◆ **SET PROBLEM**
Only lines with the string "matplotlib" matter here; gather them from the material below.

** begin SOURCE DATA **

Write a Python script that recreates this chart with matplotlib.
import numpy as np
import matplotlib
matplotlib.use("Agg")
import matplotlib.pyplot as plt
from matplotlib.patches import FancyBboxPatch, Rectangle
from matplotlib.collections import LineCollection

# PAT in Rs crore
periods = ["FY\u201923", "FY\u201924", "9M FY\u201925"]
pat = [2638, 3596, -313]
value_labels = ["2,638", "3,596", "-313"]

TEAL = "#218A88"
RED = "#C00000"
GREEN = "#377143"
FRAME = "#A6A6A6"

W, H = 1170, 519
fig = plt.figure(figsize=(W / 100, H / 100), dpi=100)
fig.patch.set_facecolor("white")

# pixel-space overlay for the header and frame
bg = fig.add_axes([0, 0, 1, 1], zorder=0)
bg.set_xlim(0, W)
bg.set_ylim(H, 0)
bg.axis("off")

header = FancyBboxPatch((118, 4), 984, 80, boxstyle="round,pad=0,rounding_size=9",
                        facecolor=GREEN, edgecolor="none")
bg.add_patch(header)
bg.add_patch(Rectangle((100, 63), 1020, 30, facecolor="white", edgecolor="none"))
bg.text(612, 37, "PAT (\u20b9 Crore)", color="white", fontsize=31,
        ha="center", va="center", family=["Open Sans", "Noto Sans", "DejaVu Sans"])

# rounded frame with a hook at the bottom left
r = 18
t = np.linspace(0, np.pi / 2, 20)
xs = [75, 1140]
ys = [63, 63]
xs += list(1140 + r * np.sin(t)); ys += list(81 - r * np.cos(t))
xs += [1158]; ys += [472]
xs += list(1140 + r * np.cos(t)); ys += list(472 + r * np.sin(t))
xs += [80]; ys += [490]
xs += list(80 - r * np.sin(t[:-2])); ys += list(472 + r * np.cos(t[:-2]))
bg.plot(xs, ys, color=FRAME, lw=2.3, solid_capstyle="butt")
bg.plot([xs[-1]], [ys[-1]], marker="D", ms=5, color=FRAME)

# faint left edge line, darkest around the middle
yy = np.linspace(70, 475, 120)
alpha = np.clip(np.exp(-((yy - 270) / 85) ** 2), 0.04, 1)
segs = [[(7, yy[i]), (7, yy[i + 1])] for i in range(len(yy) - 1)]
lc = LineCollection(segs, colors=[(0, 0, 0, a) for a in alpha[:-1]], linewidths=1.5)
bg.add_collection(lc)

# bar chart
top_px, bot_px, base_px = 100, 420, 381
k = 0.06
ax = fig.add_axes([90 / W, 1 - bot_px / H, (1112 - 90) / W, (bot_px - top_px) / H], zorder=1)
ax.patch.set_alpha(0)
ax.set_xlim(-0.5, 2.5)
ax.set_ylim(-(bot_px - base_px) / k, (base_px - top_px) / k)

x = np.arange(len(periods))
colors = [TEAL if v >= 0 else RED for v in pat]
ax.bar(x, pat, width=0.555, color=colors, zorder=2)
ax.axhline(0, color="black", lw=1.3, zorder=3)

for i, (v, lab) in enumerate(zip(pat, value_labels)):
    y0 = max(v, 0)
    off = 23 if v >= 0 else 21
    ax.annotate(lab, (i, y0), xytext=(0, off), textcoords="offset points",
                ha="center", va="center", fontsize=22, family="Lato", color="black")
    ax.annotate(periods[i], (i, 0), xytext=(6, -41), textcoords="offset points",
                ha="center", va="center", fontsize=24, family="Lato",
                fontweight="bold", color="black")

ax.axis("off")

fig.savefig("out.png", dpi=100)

** end SOURCE DATA **
** begin SOURCE DATA **

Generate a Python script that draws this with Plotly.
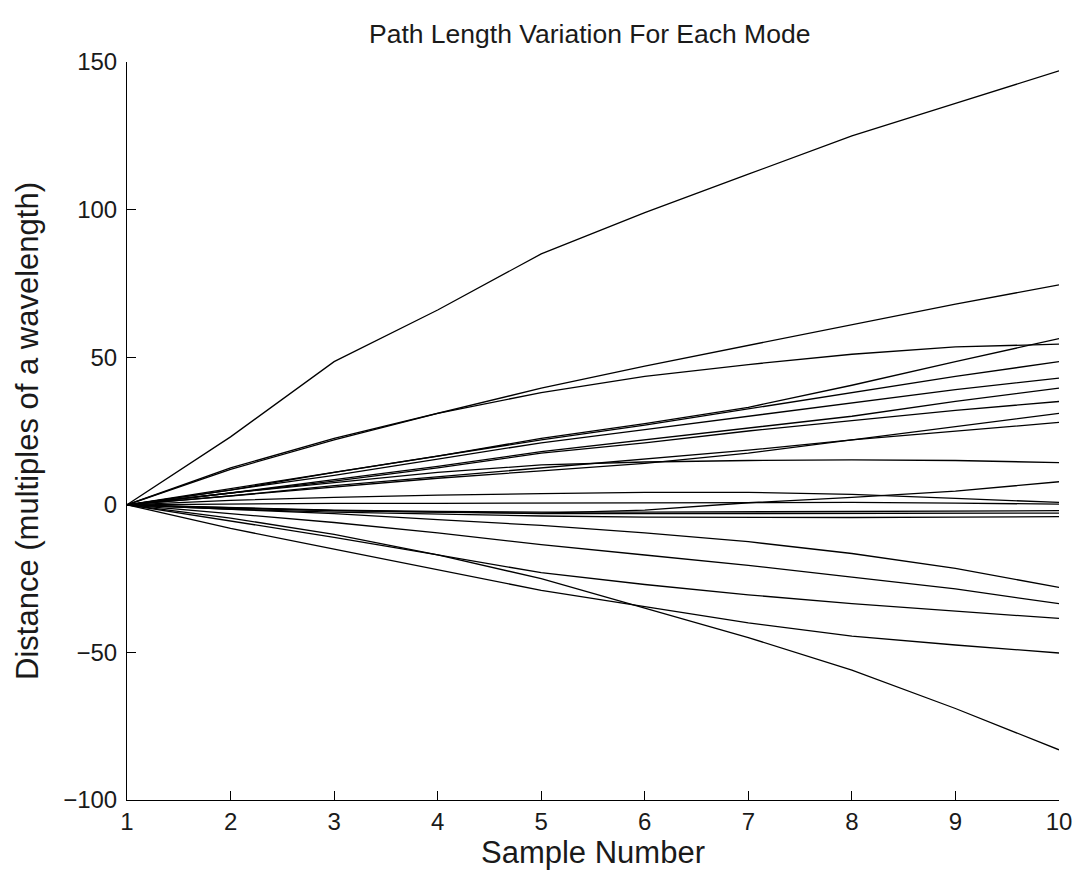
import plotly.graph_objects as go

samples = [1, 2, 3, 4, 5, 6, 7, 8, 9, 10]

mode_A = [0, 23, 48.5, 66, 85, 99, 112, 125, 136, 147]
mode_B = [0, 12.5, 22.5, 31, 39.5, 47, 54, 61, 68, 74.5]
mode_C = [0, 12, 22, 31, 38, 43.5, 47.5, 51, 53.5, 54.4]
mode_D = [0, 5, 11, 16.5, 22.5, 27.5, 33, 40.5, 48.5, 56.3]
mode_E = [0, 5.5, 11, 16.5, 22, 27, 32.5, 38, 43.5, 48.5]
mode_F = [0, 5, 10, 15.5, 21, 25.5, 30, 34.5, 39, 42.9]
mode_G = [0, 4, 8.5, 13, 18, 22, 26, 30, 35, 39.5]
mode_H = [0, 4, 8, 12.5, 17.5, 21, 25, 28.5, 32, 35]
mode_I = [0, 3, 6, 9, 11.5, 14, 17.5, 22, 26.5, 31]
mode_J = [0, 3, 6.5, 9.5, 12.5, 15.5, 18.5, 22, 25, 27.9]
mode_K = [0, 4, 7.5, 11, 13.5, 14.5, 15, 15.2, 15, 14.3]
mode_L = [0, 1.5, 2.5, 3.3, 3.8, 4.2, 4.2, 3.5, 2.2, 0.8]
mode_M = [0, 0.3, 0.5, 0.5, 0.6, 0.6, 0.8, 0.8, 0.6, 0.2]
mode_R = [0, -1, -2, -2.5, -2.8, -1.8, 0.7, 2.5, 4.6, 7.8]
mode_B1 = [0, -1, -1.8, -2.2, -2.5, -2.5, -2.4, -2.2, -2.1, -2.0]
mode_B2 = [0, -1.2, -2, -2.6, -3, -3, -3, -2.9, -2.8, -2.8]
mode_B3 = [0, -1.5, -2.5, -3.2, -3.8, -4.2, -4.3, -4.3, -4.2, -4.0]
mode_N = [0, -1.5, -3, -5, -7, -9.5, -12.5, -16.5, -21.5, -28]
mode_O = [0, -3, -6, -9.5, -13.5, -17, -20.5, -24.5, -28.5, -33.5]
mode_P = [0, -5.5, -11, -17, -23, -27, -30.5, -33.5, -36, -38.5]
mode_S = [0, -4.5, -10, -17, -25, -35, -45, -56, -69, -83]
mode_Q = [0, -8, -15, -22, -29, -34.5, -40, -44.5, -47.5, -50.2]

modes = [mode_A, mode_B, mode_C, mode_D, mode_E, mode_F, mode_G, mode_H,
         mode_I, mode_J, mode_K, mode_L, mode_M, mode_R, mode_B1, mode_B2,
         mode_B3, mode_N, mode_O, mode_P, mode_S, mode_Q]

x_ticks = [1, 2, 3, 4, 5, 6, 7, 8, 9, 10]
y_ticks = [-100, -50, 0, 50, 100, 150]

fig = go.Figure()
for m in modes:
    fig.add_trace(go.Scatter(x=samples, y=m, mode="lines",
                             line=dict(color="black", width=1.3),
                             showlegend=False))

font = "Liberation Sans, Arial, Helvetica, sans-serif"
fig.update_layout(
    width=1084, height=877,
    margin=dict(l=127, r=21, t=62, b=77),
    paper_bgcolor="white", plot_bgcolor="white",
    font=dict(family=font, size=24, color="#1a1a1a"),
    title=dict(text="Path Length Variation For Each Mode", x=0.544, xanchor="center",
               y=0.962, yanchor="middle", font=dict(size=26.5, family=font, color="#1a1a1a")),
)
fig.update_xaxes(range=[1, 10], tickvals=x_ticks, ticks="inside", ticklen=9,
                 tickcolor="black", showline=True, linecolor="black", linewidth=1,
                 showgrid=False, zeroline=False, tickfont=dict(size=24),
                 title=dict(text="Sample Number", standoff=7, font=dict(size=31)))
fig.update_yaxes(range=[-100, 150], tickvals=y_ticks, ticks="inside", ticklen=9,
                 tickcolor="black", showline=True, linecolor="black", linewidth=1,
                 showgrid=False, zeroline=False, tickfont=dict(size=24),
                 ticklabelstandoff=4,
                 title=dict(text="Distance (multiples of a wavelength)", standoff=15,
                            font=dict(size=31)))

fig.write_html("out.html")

** end SOURCE DATA **

◆ **EXPECTED ANSWER**
Write a Python script that recreates this chart with matplotlib.
import matplotlib
matplotlib.use("Agg")
import matplotlib.pyplot as plt
from matplotlib.patches import FancyBboxPatch, Rectangle
from matplotlib.collections import LineCollection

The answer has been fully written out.